Currently less than a year remains for a breakthrough. The last talks in late June reportedly led nowhere. “The Wall Street Journal on June 23 quoted an unnamed U.S. official who said that the topics for the working groups would be nuclear warheads, especially Russia’s unconstrained stockpile of nonstrategic nuclear weapons, and doctrine; verification; and space systems. But a June 24 report in Kommersant cited Russian officials saying Moscow did not necessarily agree to discuss nuclear warheads,” wrote the Arms Control Association.
However, the US and Russia have returned to the negotiating table in Vienna on this week. At least three days of negotiations are expected to run through the end of the week.
Washington’s position has remained that New START and others remain somewhat obsolete given they fail to account for new leaps in missile technology, but especially because China is not involved.
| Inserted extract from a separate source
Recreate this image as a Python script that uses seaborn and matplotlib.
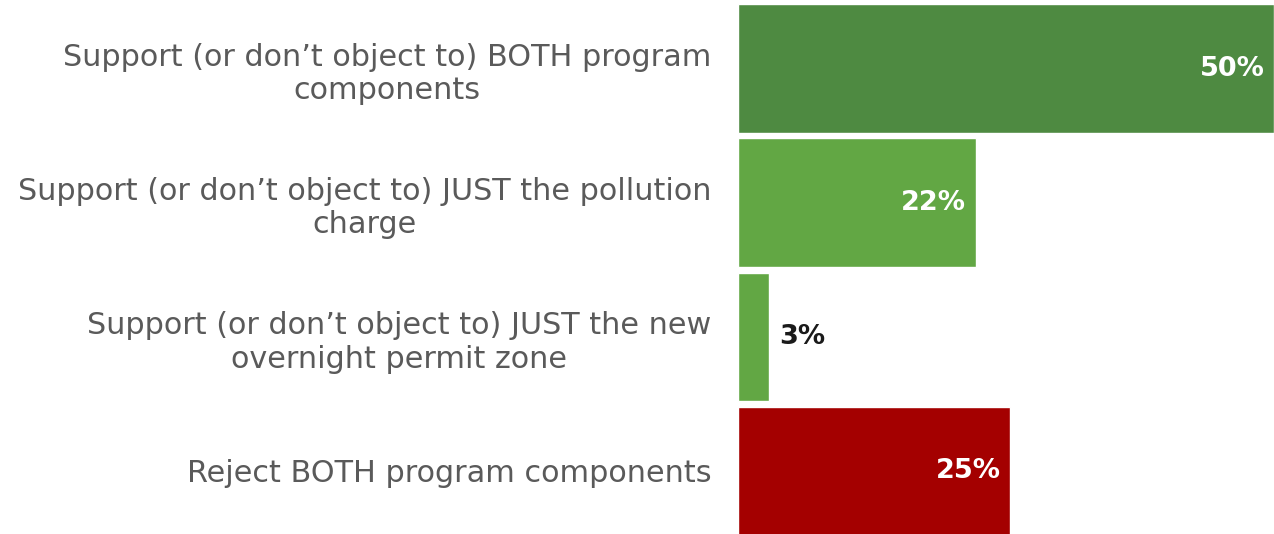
import pandas as pd
import matplotlib
matplotlib.use("Agg")
import matplotlib.pyplot as plt
import seaborn as sns

# dados
categories = [
    "Support (or don’t object to) BOTH program\ncomponents",
    "Support (or don’t object to) JUST the pollution\ncharge",
    "Support (or don’t object to) JUST the new\novernight permit zone",
    "Reject BOTH program components",
]
values = [50, 22.2, 2.9, 25.4]
value_labels = ["50%", "22%", "3%", "25%"]
bar_colors = ["#4e8a41", "#62a744", "#62a744", "#a40000"]

df = pd.DataFrame({"category": categories, "value": values})

sns.set_theme(style="white")
plt.rcParams["font.family"] = ["DejaVu Sans"]

fig = plt.figure(figsize=(12.74, 5.34), dpi=100)
ax = fig.add_axes([738 / 1274, 0, 536 / 1274, 1])

sns.barplot(data=df, y="category", x="value", hue="category",
            palette=bar_colors, orient="h", width=0.96, legend=False,
            saturation=1, ax=ax)

ax.set_xlim(0, 50)
ax.set_ylim(3.47, -0.513)
ax.set_xlabel("")
ax.set_ylabel("")
ax.set_xticks([])
sns.despine(ax=ax, left=True, bottom=True, top=True, right=True)

ax.tick_params(axis="y", length=0, pad=19)
for lbl in ax.get_yticklabels():
    lbl.set_fontsize(21.8)
    lbl.set_color("#5a5a5a")
    lbl.set_multialignment("center")
    lbl.set_linespacing(1.2)

# rótulos de valor
for i, (v, txt) in enumerate(zip(values, value_labels)):
    if v < 8:
        ax.text(v + 0.9, i, txt, ha="left", va="center",
                fontsize=19.5, fontweight="bold", color="#1a1a1a")
    else:
        ax.text(v - 0.9, i, txt, ha="right", va="center",
                fontsize=19.5, fontweight="bold", color="white")

plt.savefig("out.png", dpi=100)
plt.close()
Pompeo’s State Department has been pushing for a new treaty that accounts for China, something increasingly looking to be unrealizable given US-China relations this summer have fallen off a cliff.
While it’s as yet unclear if current Vienna talks have resulted in any progress, there are other “new” issues to be dealt with apart from whether it can include China, namely space security, after both sides have lately charged the other with turning space into “a war-fighting domain”.
Both Russia and China have signaled they would like to see an agreement that would prevent the militarization of space. At least one entire day in Vienna is to be focused on space.
Washington has condemned the Kremlin’s anti-satellite weapons testing over the past years, while the Kremlin issued a statement this week that, “Russia has always been and remains a country that is committed to the aim of fully demilitarising outer space and non-deployment of any kinds of arms in outer space,” according to TASS.